Western Psychological Perspectives
Western psychological frameworks offer a fascinating counterpoint to Korean dream interpretation of feasts, illuminating the inner dimensions that complement the tradition's outward, communal focus.
From a Freudian perspective, a feast dream connects deeply to the oral stage of psychosexual development. The abundant sharing of food in dream imagery often represents the unconscious fulfillment of unmet desires for nourishment and affection rooted in early childhood. Being invited to a feast can be read as a sublimated expression of the libidinal desire for acceptance and recognition — the dreamer's psyche constructing a scenario where those needs are finally, fully met.
Jungian analytical psychology approaches the feast as an archetypal image from the collective unconscious, linked to the archetype of the Self and community wholeness. A richly laden feast table symbolizes inner integration — the ego moving in harmony with the Self through the individuation process.
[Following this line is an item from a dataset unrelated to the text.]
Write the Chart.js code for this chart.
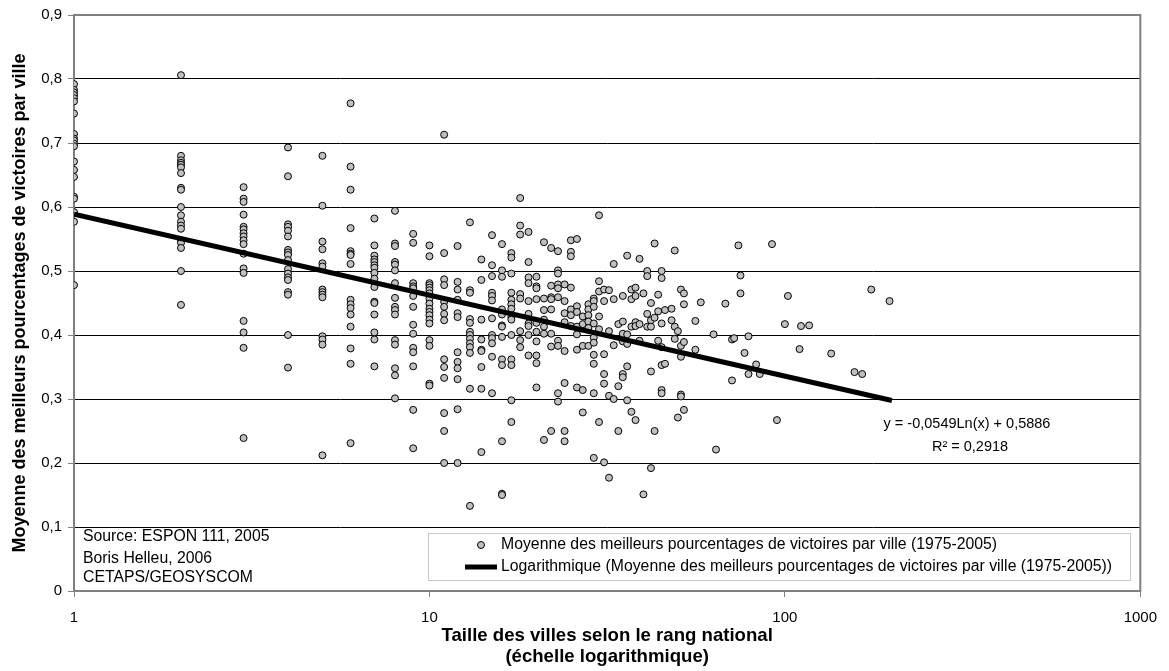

Sitting alone at a feast, or finding it empty, takes on the opposite meaning: it may represent the Shadow or a sense of separation from the collective, signaling that inner work is needed to restore psychological wholeness.
Modern cognitive psychology and neuroscience frame feast dreams as the brain's processing of social belonging and safety needs during sleep. When a person is experiencing stress or social isolation in waking life, the brain may reactivate memories of communal abundance to restore psychological equilibrium. If feast dreams recur for you, they may be pointing to an unmet need for greater social connection and a stronger sense of community.
What is striking is how Korean tradition and Western psychology both affirm the feast as a fundamentally positive symbol, yet emphasize different dimensions. Korean dream interpretation focuses on external, communal outcomes — material fortune, family harmony, social standing. Western psychology turns inward, centering the individual's inner state of belonging and psychological fulfillment. Together they offer a complete picture of why the feast is one of dream symbolism's most resonant and universal images.
Frequently Asked Questions
A feast dream sits at the intersection of abundance, human connection, and community — one of the most symbolically rich images in Korean dream interpretation. If the table was full and the laughter was genuine, your fortune in both wealth and relationships is on an upward trajectory. If you found yourself alone or the table was bare, treat it as a prompt to reconnect with those around you and check in on your wellbeing. Either way, the feast invites you to look more closely at what is truly nourishing — and what is missing — in your waking life.